• _TASK BRIEF_: Where a line contains the string "document", copy that line.

• _DATA ENTRIES_:
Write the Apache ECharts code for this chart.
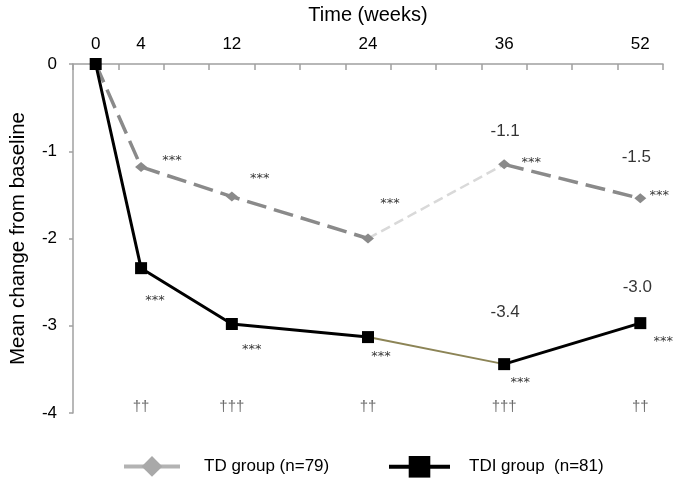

* * *

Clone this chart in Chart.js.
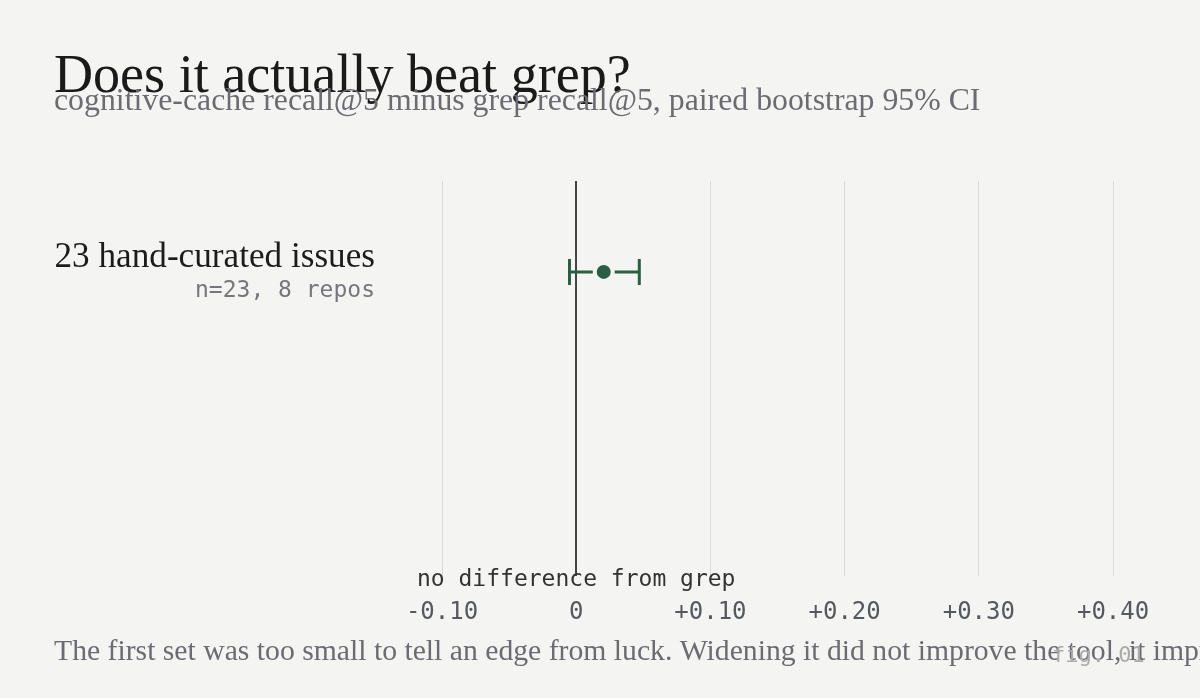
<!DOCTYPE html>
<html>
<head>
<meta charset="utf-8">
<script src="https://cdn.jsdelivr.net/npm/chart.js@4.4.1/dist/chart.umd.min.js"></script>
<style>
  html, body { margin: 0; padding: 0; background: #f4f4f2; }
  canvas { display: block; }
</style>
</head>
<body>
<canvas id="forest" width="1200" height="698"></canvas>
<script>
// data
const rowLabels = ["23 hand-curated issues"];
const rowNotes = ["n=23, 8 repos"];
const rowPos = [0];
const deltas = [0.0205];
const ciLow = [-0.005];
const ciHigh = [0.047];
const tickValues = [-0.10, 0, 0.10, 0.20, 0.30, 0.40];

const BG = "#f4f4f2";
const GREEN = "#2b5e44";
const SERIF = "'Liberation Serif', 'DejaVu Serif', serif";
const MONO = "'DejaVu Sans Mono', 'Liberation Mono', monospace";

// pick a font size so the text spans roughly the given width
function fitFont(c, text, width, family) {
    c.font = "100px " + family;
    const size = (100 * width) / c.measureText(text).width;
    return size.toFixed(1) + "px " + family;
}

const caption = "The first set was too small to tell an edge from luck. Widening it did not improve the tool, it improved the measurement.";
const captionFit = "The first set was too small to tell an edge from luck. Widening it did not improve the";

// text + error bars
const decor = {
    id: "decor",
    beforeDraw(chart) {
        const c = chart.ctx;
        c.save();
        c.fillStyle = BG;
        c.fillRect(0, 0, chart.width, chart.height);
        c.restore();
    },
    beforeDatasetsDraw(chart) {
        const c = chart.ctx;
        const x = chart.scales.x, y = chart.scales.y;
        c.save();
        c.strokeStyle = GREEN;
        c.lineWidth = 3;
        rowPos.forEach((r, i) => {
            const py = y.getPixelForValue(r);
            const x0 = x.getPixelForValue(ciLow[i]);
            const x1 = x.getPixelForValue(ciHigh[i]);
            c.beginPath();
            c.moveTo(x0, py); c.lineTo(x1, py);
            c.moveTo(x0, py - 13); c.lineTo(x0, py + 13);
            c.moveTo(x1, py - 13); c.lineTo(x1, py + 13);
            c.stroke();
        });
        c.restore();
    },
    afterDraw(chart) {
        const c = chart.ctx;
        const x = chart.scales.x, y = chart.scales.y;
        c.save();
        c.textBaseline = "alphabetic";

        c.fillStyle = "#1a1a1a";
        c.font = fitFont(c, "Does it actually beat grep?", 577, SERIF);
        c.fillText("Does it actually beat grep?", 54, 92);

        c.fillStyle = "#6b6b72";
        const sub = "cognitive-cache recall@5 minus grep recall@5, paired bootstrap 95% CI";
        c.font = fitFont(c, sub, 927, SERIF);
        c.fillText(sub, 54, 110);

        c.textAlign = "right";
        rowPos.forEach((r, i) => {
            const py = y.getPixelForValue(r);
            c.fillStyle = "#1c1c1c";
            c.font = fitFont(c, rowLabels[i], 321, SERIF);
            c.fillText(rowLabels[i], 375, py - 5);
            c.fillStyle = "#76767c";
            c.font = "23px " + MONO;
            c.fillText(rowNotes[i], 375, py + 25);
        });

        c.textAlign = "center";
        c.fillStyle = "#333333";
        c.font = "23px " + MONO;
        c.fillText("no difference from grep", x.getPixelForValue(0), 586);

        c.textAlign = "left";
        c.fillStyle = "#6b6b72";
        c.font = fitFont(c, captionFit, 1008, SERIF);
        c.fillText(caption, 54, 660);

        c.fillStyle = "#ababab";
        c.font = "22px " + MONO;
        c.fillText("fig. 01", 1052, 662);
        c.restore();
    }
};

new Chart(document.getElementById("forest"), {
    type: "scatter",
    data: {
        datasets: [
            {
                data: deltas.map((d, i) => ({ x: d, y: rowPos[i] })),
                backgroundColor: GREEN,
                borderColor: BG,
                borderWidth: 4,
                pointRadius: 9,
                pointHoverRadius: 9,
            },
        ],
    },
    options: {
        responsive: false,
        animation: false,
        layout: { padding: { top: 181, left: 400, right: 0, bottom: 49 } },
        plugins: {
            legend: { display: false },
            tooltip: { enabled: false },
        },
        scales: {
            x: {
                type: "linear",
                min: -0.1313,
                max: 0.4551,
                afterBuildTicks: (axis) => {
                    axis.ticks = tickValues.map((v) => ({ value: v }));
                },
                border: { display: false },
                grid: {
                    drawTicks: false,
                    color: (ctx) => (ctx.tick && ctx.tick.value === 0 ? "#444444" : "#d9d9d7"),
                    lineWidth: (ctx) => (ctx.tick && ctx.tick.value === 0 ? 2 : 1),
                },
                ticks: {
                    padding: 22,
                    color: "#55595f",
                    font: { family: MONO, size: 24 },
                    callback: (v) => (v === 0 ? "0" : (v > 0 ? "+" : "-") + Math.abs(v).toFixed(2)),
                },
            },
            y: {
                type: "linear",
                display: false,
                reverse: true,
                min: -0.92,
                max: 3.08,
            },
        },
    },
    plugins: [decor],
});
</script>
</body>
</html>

==

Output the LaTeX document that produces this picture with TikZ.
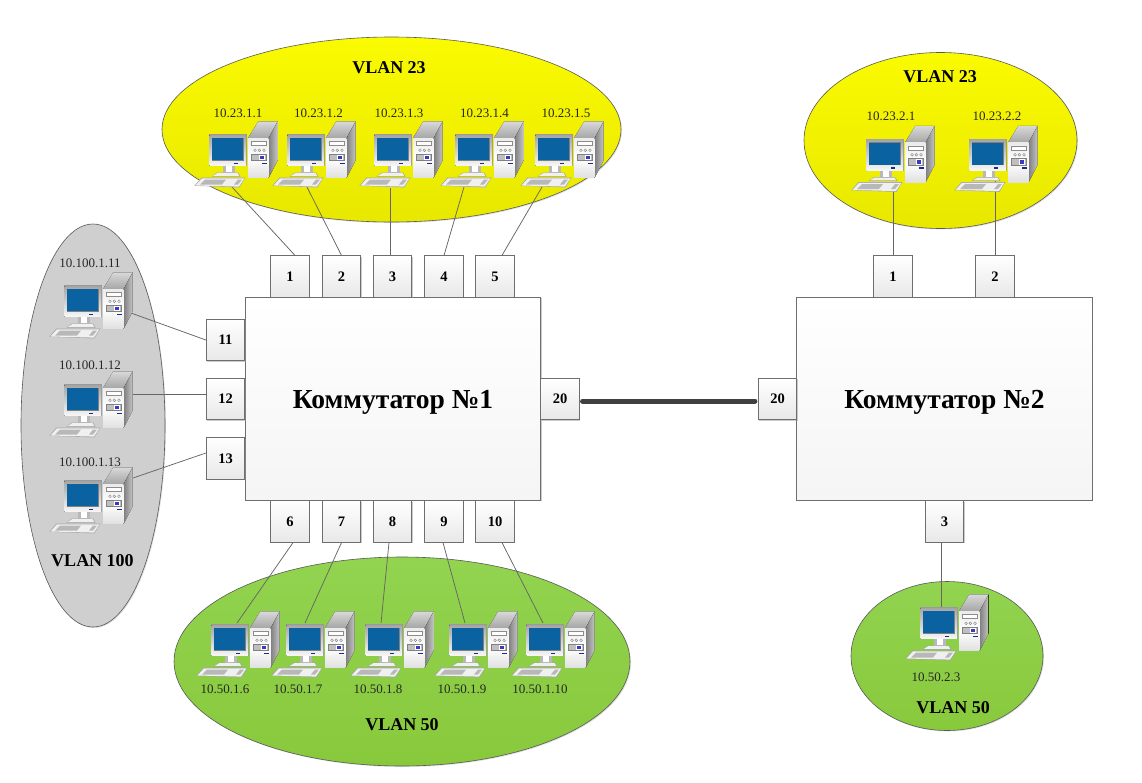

• _TASK ANSWER_:
new Chart(document.getElementById("forest"), {
Output the LaTeX document that produces this picture with TikZ.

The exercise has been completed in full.